Demem o ki uzaylı misafirlerimizin gelişine de güzel bir şekilde hazırlandık. Son zamanlarda 29 Nisan’da geçecek olan göktaşının da fazlasıyla konu olması buna bir işaret olabilir. Gerçi gökyüzüne baktığınızda gün batımına karşı çok güçlü parlayan bir cisim görebilirsiniz. Yıldızları gösteren uygulama da gökyüzüne tuttuğunuzda tanımlamıyor da. O yüzden cisim diyorum.
Önce Kötü. Sonra Daha İyi.
Bu olayların yaşanacağını biraz da olsa tahmin edebiliyordum. Bende Instagram üzerinden yaşanabilecekleri belirten ifadelere yer vermiştim. Çünkü algılarımıza dayatılan pek çok mesaj vardı. Dünya’yı bu sürece hazırladılar. 2020 yılından itibaren altın çağa adım atıldı.
Kimilerimiz belki de bu yaşanacakları rüyalarında görüyor olabilir. İşaretçiler seçtiklerine inanıyorum. Bu işaretçiler sıradan insanlar olabilir. Çünkü bazı topluluk ve gruplarda yaşanacakları rüyalarında gören insanlar çıkmaya başladı. Belki de bunlardan biri de siz olabilirsiniz. İşaretçiler ile olayları sakinleştirmek istiyor da olabilirler. Zihnimize yansıtılmayacağı ne malum? Kısaca özetlemek gerekirse yeni bir dünya düzenine merhaba diyeceğiz. Bu düzende arınmış ve onarılmış bir dünya söz konusu olacak. Şu süreçte bile insani duygularımızın güçlendiğini görüyoruz. Merhametin, vicdanın ve güzel birlikteliğin hasretini çekmeye başladık. İnsanlara ve doğaya karşı daha anlaşılır yaklaşmanın önemini kavradık. Onca kavganın kuru gürültü olduğunu, sağlığın birinci derece önemli olduğunu anladık. İlişkilerimizi kuvvetlendirmeyi ve birlikte yaşamanın güzelliğini öğrenir olduk. Her birimizin her birimize ihtiyacı olduğunu.

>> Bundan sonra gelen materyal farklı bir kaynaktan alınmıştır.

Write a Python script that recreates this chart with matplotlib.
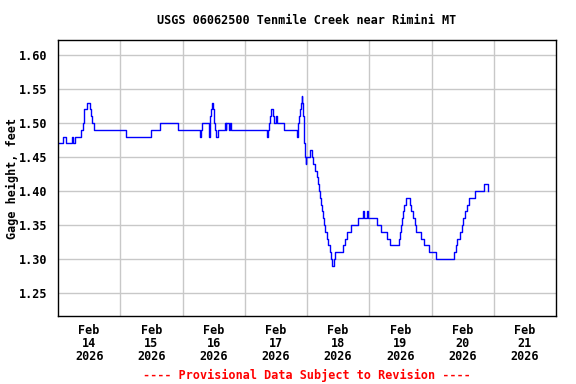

Yeni dünya düzenine çok farklı bakış açılarıyla gireceğiz. Daha iyiyi konuşmanın esas olduğu bilinciyle. Her denge değişeceği için, toplumlar arası görüşlerin de değişeceği aşikar. Bu değişimin iyi yönde olacağına inanıyorum. Altın çağ da hedeflerimizi, vizyonumuzu ve ideallerimizi toplum ve dünyanın ekosistemine uyarlamış olarak uyanacağız. İkili ilişkilerin fayda sağlayan çıkarımlarını öğrenir şekilde uyanacağız. Aydınlığın uzakta olmadığı bir döneme giriyoruz. Güneşin yolunu gözleyerek.
“Her sancı bir rahatlamanın habercisidir. Her felaket bir duruluğa işarettir. Güneş elbet doğacak ve yarınlara daha iyi bakmamız için nedenlerimiz olacak.”